• [Written task]
The records that follow are to be repeated without alteration.
»»
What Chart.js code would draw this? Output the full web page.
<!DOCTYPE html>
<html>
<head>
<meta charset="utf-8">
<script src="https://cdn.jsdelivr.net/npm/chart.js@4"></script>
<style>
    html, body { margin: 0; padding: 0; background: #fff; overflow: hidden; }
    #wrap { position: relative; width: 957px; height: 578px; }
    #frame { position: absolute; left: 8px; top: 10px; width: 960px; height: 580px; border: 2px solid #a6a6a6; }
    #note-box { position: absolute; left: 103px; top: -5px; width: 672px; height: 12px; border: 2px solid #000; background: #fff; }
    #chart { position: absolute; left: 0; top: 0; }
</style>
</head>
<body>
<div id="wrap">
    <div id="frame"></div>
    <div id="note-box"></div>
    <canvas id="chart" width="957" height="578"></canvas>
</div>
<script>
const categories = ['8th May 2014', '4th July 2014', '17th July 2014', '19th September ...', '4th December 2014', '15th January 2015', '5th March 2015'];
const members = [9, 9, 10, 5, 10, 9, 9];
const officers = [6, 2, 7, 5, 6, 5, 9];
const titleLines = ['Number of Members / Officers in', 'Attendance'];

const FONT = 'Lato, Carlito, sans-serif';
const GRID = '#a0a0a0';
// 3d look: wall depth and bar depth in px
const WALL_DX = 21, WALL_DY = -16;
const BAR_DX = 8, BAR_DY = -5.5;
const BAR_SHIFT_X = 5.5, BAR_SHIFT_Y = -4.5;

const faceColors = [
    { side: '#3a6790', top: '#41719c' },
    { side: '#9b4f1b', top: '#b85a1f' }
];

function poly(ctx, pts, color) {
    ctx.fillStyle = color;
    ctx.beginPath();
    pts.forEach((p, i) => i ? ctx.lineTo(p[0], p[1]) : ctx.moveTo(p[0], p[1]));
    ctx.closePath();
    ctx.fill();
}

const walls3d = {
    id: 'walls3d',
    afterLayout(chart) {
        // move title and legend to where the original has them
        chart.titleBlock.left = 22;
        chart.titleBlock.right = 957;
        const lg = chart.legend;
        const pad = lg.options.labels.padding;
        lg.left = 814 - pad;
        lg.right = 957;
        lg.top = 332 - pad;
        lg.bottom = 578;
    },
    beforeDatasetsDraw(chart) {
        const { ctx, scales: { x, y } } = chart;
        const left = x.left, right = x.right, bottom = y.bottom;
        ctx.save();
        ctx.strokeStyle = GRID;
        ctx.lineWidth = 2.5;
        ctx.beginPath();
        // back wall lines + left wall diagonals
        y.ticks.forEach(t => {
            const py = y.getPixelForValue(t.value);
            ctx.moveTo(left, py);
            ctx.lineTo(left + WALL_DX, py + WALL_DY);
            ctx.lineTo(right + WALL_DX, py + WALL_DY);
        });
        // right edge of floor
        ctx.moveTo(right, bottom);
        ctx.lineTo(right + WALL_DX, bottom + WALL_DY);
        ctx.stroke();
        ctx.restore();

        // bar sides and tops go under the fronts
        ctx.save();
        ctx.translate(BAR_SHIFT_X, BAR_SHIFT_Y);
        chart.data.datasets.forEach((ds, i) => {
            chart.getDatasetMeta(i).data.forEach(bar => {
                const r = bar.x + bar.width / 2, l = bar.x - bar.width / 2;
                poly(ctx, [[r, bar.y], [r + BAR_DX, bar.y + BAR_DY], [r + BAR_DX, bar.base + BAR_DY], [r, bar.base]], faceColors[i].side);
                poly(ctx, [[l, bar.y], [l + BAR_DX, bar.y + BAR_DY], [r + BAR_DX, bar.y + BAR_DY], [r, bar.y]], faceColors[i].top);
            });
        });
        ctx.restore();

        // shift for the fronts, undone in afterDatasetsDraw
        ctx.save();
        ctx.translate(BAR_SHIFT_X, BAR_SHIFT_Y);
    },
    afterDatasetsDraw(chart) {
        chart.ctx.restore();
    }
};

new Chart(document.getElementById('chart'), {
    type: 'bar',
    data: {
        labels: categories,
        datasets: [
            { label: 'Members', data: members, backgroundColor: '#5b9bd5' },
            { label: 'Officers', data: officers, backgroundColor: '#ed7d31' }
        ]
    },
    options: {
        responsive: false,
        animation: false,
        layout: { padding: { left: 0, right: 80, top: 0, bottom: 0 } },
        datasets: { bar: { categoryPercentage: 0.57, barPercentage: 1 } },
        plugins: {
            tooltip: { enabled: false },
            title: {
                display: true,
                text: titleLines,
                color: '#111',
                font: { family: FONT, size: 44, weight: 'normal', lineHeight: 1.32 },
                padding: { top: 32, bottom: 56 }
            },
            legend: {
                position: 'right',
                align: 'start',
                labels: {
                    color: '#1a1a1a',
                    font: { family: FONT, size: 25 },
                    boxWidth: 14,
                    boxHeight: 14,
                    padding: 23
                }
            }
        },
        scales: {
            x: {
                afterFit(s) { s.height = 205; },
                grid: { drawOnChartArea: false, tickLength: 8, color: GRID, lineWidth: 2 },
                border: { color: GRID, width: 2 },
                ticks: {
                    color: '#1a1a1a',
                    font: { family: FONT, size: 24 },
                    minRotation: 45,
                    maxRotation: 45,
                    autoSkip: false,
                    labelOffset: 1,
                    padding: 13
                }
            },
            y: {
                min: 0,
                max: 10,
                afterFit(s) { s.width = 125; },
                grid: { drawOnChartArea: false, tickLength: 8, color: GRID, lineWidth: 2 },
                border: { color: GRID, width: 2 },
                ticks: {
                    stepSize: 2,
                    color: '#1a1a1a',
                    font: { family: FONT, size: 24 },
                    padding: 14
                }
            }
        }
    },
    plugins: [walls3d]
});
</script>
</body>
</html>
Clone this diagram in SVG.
««
• [Full output]
What Chart.js code would draw this? Output the full web page.
<!DOCTYPE html>
<html>
<head>
<meta charset="utf-8">
<script src="https://cdn.jsdelivr.net/npm/chart.js@4"></script>
<style>
    html, body { margin: 0; padding: 0; background: #fff; overflow: hidden; }
    #wrap { position: relative; width: 957px; height: 578px; }
    #frame { position: absolute; left: 8px; top: 10px; width: 960px; height: 580px; border: 2px solid #a6a6a6; }
    #note-box { position: absolute; left: 103px; top: -5px; width: 672px; height: 12px; border: 2px solid #000; background: #fff; }
    #chart { position: absolute; left: 0; top: 0; }
</style>
</head>
<body>
<div id="wrap">
    <div id="frame"></div>
    <div id="note-box"></div>
    <canvas id="chart" width="957" height="578"></canvas>
</div>
<script>
const categories = ['8th May 2014', '4th July 2014', '17th July 2014', '19th September ...', '4th December 2014', '15th January 2015', '5th March 2015'];
const members = [9, 9, 10, 5, 10, 9, 9];
const officers = [6, 2, 7, 5, 6, 5, 9];
const titleLines = ['Number of Members / Officers in', 'Attendance'];

const FONT = 'Lato, Carlito, sans-serif';
const GRID = '#a0a0a0';
// 3d look: wall depth and bar depth in px
const WALL_DX = 21, WALL_DY = -16;
const BAR_DX = 8, BAR_DY = -5.5;
const BAR_SHIFT_X = 5.5, BAR_SHIFT_Y = -4.5;

const faceColors = [
    { side: '#3a6790', top: '#41719c' },
    { side: '#9b4f1b', top: '#b85a1f' }
];

function poly(ctx, pts, color) {
    ctx.fillStyle = color;
    ctx.beginPath();
    pts.forEach((p, i) => i ? ctx.lineTo(p[0], p[1]) : ctx.moveTo(p[0], p[1]));
    ctx.closePath();
    ctx.fill();
}

const walls3d = {
    id: 'walls3d',
    afterLayout(chart) {
        // move title and legend to where the original has them
        chart.titleBlock.left = 22;
        chart.titleBlock.right = 957;
        const lg = chart.legend;
        const pad = lg.options.labels.padding;
        lg.left = 814 - pad;
        lg.right = 957;
        lg.top = 332 - pad;
        lg.bottom = 578;
    },
    beforeDatasetsDraw(chart) {
        const { ctx, scales: { x, y } } = chart;
        const left = x.left, right = x.right, bottom = y.bottom;
        ctx.save();
        ctx.strokeStyle = GRID;
        ctx.lineWidth = 2.5;
        ctx.beginPath();
        // back wall lines + left wall diagonals
        y.ticks.forEach(t => {
            const py = y.getPixelForValue(t.value);
            ctx.moveTo(left, py);
            ctx.lineTo(left + WALL_DX, py + WALL_DY);
            ctx.lineTo(right + WALL_DX, py + WALL_DY);
        });
        // right edge of floor
        ctx.moveTo(right, bottom);
        ctx.lineTo(right + WALL_DX, bottom + WALL_DY);
        ctx.stroke();
        ctx.restore();

        // bar sides and tops go under the fronts
        ctx.save();
        ctx.translate(BAR_SHIFT_X, BAR_SHIFT_Y);
        chart.data.datasets.forEach((ds, i) => {
            chart.getDatasetMeta(i).data.forEach(bar => {
                const r = bar.x + bar.width / 2, l = bar.x - bar.width / 2;
                poly(ctx, [[r, bar.y], [r + BAR_DX, bar.y + BAR_DY], [r + BAR_DX, bar.base + BAR_DY], [r, bar.base]], faceColors[i].side);
                poly(ctx, [[l, bar.y], [l + BAR_DX, bar.y + BAR_DY], [r + BAR_DX, bar.y + BAR_DY], [r, bar.y]], faceColors[i].top);
            });
        });
        ctx.restore();

        // shift for the fronts, undone in afterDatasetsDraw
        ctx.save();
        ctx.translate(BAR_SHIFT_X, BAR_SHIFT_Y);
    },
    afterDatasetsDraw(chart) {
        chart.ctx.restore();
    }
};

new Chart(document.getElementById('chart'), {
    type: 'bar',
    data: {
        labels: categories,
        datasets: [
            { label: 'Members', data: members, backgroundColor: '#5b9bd5' },
            { label: 'Officers', data: officers, backgroundColor: '#ed7d31' }
        ]
    },
    options: {
        responsive: false,
        animation: false,
        layout: { padding: { left: 0, right: 80, top: 0, bottom: 0 } },
        datasets: { bar: { categoryPercentage: 0.57, barPercentage: 1 } },
        plugins: {
            tooltip: { enabled: false },
            title: {
                display: true,
                text: titleLines,
                color: '#111',
                font: { family: FONT, size: 44, weight: 'normal', lineHeight: 1.32 },
                padding: { top: 32, bottom: 56 }
            },
            legend: {
                position: 'right',
                align: 'start',
                labels: {
                    color: '#1a1a1a',
                    font: { family: FONT, size: 25 },
                    boxWidth: 14,
                    boxHeight: 14,
                    padding: 23
                }
            }
        },
        scales: {
            x: {
                afterFit(s) { s.height = 205; },
                grid: { drawOnChartArea: false, tickLength: 8, color: GRID, lineWidth: 2 },
                border: { color: GRID, width: 2 },
                ticks: {
                    color: '#1a1a1a',
                    font: { family: FONT, size: 24 },
                    minRotation: 45,
                    maxRotation: 45,
                    autoSkip: false,
                    labelOffset: 1,
                    padding: 13
                }
            },
            y: {
                min: 0,
                max: 10,
                afterFit(s) { s.width = 125; },
                grid: { drawOnChartArea: false, tickLength: 8, color: GRID, lineWidth: 2 },
                border: { color: GRID, width: 2 },
                ticks: {
                    stepSize: 2,
                    color: '#1a1a1a',
                    font: { family: FONT, size: 24 },
                    padding: 14
                }
            }
        }
    },
    plugins: [walls3d]
});
</script>
</body>
</html>
Clone this diagram in SVG.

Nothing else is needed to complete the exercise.